Reproduce exactly, with no pictures, each line from the opening of the material down through the line containing "(lGr) at (15,238)".

[START OF INFORMATION SUPPLIED]

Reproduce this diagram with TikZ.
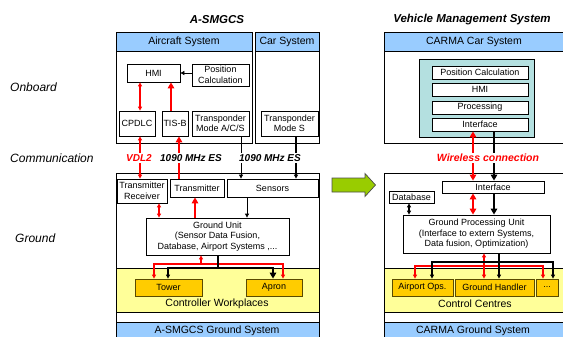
\documentclass[tikz,border=0pt]{standalone}
\usepackage{fontspec}
\setmainfont{Liberation Sans}
\usetikzlibrary{arrows.meta,calc}
\definecolor{hdrblue}{HTML}{99CCFF}
\definecolor{bandyel}{HTML}{FFFF99}
\definecolor{boxorange}{HTML}{FFCC00}
\definecolor{tealbox}{HTML}{B4E0E0}
\definecolor{arrowgreen}{HTML}{99CC00}
\definecolor{ybord}{HTML}{5A4A00}
\begin{document}
\begin{tikzpicture}[x=1pt,y=-1pt,
  frame/.style={draw=black,line width=0.8pt},
  box/.style={draw=black,line width=0.8pt,fill=white,inner sep=0pt,align=center,
    font=\fontsize{9}{10.5}\selectfont},
  ybox/.style={box,fill=boxorange,draw=ybord},
  hdr/.style={inner sep=0pt,font=\fontsize{10.5}{12}\selectfont},
  title/.style={inner sep=0pt,font=\fontsize{11.5}{13}\selectfont\bfseries\itshape},
  side/.style={inner sep=0pt,anchor=west,font=\fontsize{12}{14}\selectfont\itshape},
  comm/.style={fill=white,inner sep=1.5pt,font=\fontsize{10}{12}\selectfont\bfseries\itshape},
  tipS/.tip={Triangle[length=4pt,width=4pt]},
  tipL/.tip={Triangle[length=6pt,width=6.5pt]},
  rthin/.style={draw=red,line width=1.2pt},
  rthick/.style={draw=red,line width=2.6pt},
  bthin/.style={draw=black,line width=0.8pt},
  bmed/.style={draw=black,line width=1.6pt},
  bthick/.style={draw=black,line width=2.4pt}]
\useasboundingbox (0,0) rectangle (563,337);
\clip (0,0) rectangle (563,337);

% ---------------- titles and side labels
\node[title] (tA) at (217,20) {A-SMGCS};
\node[title] (tV) at (472,20) {Vehicle Management System};
\node[side] (lOn) at (10,87) {Onboard};
\node[side] (lCo) at (10,158) {Communication};
\node[side] (lGr) at (15,238) {Ground};

% ---------------- left onboard frames
\fill[hdrblue] (116,32) rectangle (252,51);
\draw[frame] (116,32) rectangle (252,143);
\draw[frame] (116,51) -- (252,51);
\node[hdr] (hAir) at (184,41.5) {Aircraft System};
\fill[hdrblue] (255,32) rectangle (319,51);
\draw[frame] (255,32) rectangle (319,143);
\draw[frame] (255,51) -- (319,51);
\node[hdr] (hCar) at (287,41.5) {Car System};

\node[box,minimum width=53pt,minimum height=18pt] (hmi) at (153.5,73) {HMI};
\node[box,minimum width=57pt,minimum height=22pt] (pos) at (220.5,75) {Position\\Calculation};
\node[box,minimum width=36pt,minimum height=25pt] (cpdlc) at (137,123.5) {CPDLC};
\node[box,minimum width=26pt,minimum height=25pt] (tisb) at (175,123.5) {TIS-B};
\node[box,minimum width=57pt,minimum height=25pt] (tpa) at (220.5,123.5) {Transponder\\Mode A/C/S};
\node[box,minimum width=57pt,minimum height=25pt] (tps) at (289.5,123.5) {Transponder\\Mode S};

% ---------------- left ground frame
\fill[bandyel] (116,268) rectangle (319,312);
\fill[hdrblue] (116,322) rectangle (319,345);
\draw[frame] (116,173) rectangle (319,345);
\draw[frame] (116,268) -- (319,268);
\draw[frame] (116,312) -- (319,312);
\draw[frame] (116,322) -- (319,322);
\node[hdr] (hCW) at (217,304) {Controller Workplaces};
\node[hdr] (hAG) at (217,331) {A-SMGCS Ground System};

\node[box,minimum width=50pt,minimum height=24pt] (trx) at (142,191) {Transmitter\\Receiver};
\node[box,minimum width=54pt,minimum height=18pt] (tmt) at (197,188) {Transmitter};
\node[box,minimum width=91pt,minimum height=18pt] (sens) at (272.5,188) {Sensors};
\node[box,minimum width=143pt,minimum height=37pt] (gu) at (217.5,236.5)
  {Ground Unit\\(Sensor Data Fusion,\\Database, Airport Systems ,...};
\node[ybox,minimum width=67pt,minimum height=17pt] (tower) at (168.5,287.5) {Tower};
\node[ybox,minimum width=56pt,minimum height=17pt] (apron) at (274,287.5) {Apron};

% ---------------- right onboard frame
\fill[hdrblue] (384,32) rectangle (575,51);
\draw[frame] (384,32) rectangle (575,143);
\draw[frame] (384,51) -- (575,51);
\node[hdr] (hCC) at (474,41.5) {CARMA Car System};
\node[draw=black,line width=0.8pt,fill=tealbox,minimum width=115pt,minimum height=78pt,inner sep=0pt] (teal) at (476.5,98) {};
\node[box,minimum width=96pt,minimum height=13pt] (vpos) at (480,72.5) {Position Calculation};
\node[box,minimum width=96pt,minimum height=13pt] (vhmi) at (480,89.5) {HMI};
\node[box,minimum width=96pt,minimum height=13pt] (vproc) at (480,107.5) {Processing};
\node[box,minimum width=96pt,minimum height=13pt] (vif) at (480,124.5) {Interface};

% ---------------- right ground frame
\fill[bandyel] (384,268) rectangle (575,312);
\fill[hdrblue] (384,322) rectangle (575,345);
\draw[frame] (384,173) rectangle (575,345);
\draw[frame] (384,268) -- (575,268);
\draw[frame] (384,312) -- (575,312);
\draw[frame] (384,322) -- (575,322);
\node[hdr] (hCCt) at (475,304) {Control Centres};
\node[hdr] (hCG) at (473,331) {CARMA Ground System};

\node[box,minimum width=102pt,minimum height=12pt] (gif) at (493,187) {Interface};
\node[box,minimum width=45pt,minimum height=12pt] (db) at (411.5,197) {Database};
\node[box,minimum width=147pt,minimum height=38pt] (gpu) at (476.5,234)
  {Ground Processing Unit\\(Interface to extern Systems,\\Data fusion, Optimization)};
\node[ybox,minimum width=61pt,minimum height=17pt] (aops) at (422.5,287.5) {Airport Ops.};
\node[ybox,minimum width=79pt,minimum height=17pt] (gh) at (494.5,287.5) {Ground Handler};
\node[ybox,minimum width=22pt,minimum height=17pt] (etc) at (547,287.5) {...};

% ---------------- green transition arrow
\draw[fill=arrowgreen,draw=black!70,line width=0.7pt]
  (332,178) -- (365,178) -- (365,173.5) -- (375.5,185) -- (365,196.5) -- (365,192) -- (332,192) -- cycle;

% ---------------- connector x positions
\coordinate (x140) at (140,0);
\coordinate (x171) at (171,0);
\coordinate (x179) at (179,0);
\coordinate (x241) at (241,0);
\coordinate (x296) at (296,0);
\coordinate (x159) at (159,0);
\coordinate (x195) at (195,0);
\coordinate (x247) at (247,0);
\coordinate (x154) at (154,0);
\coordinate (x283) at (283,0);
\coordinate (x201) at (201,0);
\coordinate (x168) at (168,0);
\coordinate (x273) at (273,0);
\coordinate (x218) at (218,0);
\coordinate (rbusL) at (0,264);
\coordinate (bbusL) at (0,267.5);
\coordinate (x473) at (473,0);
\coordinate (x494) at (494,0);
\coordinate (x409) at (409,0);
\coordinate (x415) at (415,0);
\coordinate (x543) at (543,0);
\coordinate (x484) at (484,0);
\coordinate (x432) at (432,0);
\coordinate (x553) at (553,0);
\coordinate (x499) at (499,0);
\coordinate (rbusR) at (0,266);
\coordinate (bbusR) at (0,262);

% ---------------- left onboard connectors
\draw[rthin,tipS-tipS] (hmi.south -| x140) -- (cpdlc.north -| x140);
\draw[rthick,-tipL] (tisb.north -| x171) -- (hmi.south -| x171);
\draw[bthin,-tipS] (hmi.east -| pos.west) -- (hmi.east);

% ---------------- communication links
\draw[rthin,tipS-tipS] (cpdlc.south -| x140) -- (trx.north -| x140);
\draw[rthick,-tipL] (tmt.north -| x179) -- (tisb.south -| x179);
\draw[bthin,-tipS] (tpa.south -| x241) -- (sens.north -| x241);
\draw[bmed,-tipS] (tps.south -| x296) -- (sens.north -| x296);
\draw[rthick,tipL-tipL] (gif.north -| x473) -- (vif.south -| x473);
\draw[bthick,-tipL] (vif.south -| x494) -- (gif.north -| x494);

% ---------------- left ground connectors
\draw[rthin,tipS-tipS] (trx.south -| x159) -- (gu.north -| x159);
\draw[rthick,-tipL] (gu.north -| x195) -- (tmt.south -| x195);
\draw[bthin,-tipS] (sens.south -| x247) -- (gu.north -| x247);
\draw[rthin,tipS-tipS] (tower.north -| x154) -- (x154 |- rbusL) -- (x283 |- rbusL) -- (apron.north -| x283);
\draw[rthin,-tipS] (x201 |- rbusL) -- (gu.south -| x201);
\draw[bmed,tipS-tipL] (tower.north -| x168) -- (x168 |- bbusL) -- (x273 |- bbusL) -- (apron.north -| x273);
\draw[bthick] (gu.south -| x218) -- (x218 |- bbusL);

% ---------------- right ground connectors
\draw[rthick,tipL-tipL] (gif.south -| x473) -- (gpu.north -| x473);
\draw[bthick,-tipL] (gif.south -| x494) -- (gpu.north -| x494);
\draw[bmed,tipS-tipS] (db.south -| x409) -- (gpu.north -| x409);
\draw[rthin,tipS-tipS] (aops.north -| x415) -- (x415 |- rbusR) -- (x543 |- rbusR) -- (etc.north -| x543);
\draw[rthin,tipS-tipS] (gpu.south -| x484) -- (gh.north -| x484);
\draw[bmed,tipS-tipS] (aops.north -| x432) -- (x432 |- bbusR) -- (x553 |- bbusR) -- (etc.north -| x553);
\draw[bmed,-tipS] (gpu.south -| x499) -- (gh.north -| x499);

% ---------------- communication labels (on top of the links)
\node[comm,text=red] (cVDL) at (139,158) {VDL2};
\node[comm] (cES1) at (191,158) {1090 MHz ES};
\node[comm] (cES2) at (270,158) {1090 MHz ES};
\node[comm,text=red,font=\fontsize{10.5}{12}\selectfont\bfseries\itshape] (cWL) at (488,158) {Wireless connection};
\end{tikzpicture}
\end{document}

[END OF INFORMATION SUPPLIED]

» SOLUTION FOR THIS TASK
Reproduce this diagram with TikZ.
\documentclass[tikz,border=0pt]{standalone}
\usepackage{fontspec}
\setmainfont{Liberation Sans}
\usetikzlibrary{arrows.meta,calc}
\definecolor{hdrblue}{HTML}{99CCFF}
\definecolor{bandyel}{HTML}{FFFF99}
\definecolor{boxorange}{HTML}{FFCC00}
\definecolor{tealbox}{HTML}{B4E0E0}
\definecolor{arrowgreen}{HTML}{99CC00}
\definecolor{ybord}{HTML}{5A4A00}
\begin{document}
\begin{tikzpicture}[x=1pt,y=-1pt,
  frame/.style={draw=black,line width=0.8pt},
  box/.style={draw=black,line width=0.8pt,fill=white,inner sep=0pt,align=center,
    font=\fontsize{9}{10.5}\selectfont},
  ybox/.style={box,fill=boxorange,draw=ybord},
  hdr/.style={inner sep=0pt,font=\fontsize{10.5}{12}\selectfont},
  title/.style={inner sep=0pt,font=\fontsize{11.5}{13}\selectfont\bfseries\itshape},
  side/.style={inner sep=0pt,anchor=west,font=\fontsize{12}{14}\selectfont\itshape},
  comm/.style={fill=white,inner sep=1.5pt,font=\fontsize{10}{12}\selectfont\bfseries\itshape},
  tipS/.tip={Triangle[length=4pt,width=4pt]},
  tipL/.tip={Triangle[length=6pt,width=6.5pt]},
  rthin/.style={draw=red,line width=1.2pt},
  rthick/.style={draw=red,line width=2.6pt},
  bthin/.style={draw=black,line width=0.8pt},
  bmed/.style={draw=black,line width=1.6pt},
  bthick/.style={draw=black,line width=2.4pt}]
\useasboundingbox (0,0) rectangle (563,337);
\clip (0,0) rectangle (563,337);

% ---------------- titles and side labels
\node[title] (tA) at (217,20) {A-SMGCS};
\node[title] (tV) at (472,20) {Vehicle Management System};
\node[side] (lOn) at (10,87) {Onboard};
\node[side] (lCo) at (10,158) {Communication};
\node[side] (lGr) at (15,238) {Ground};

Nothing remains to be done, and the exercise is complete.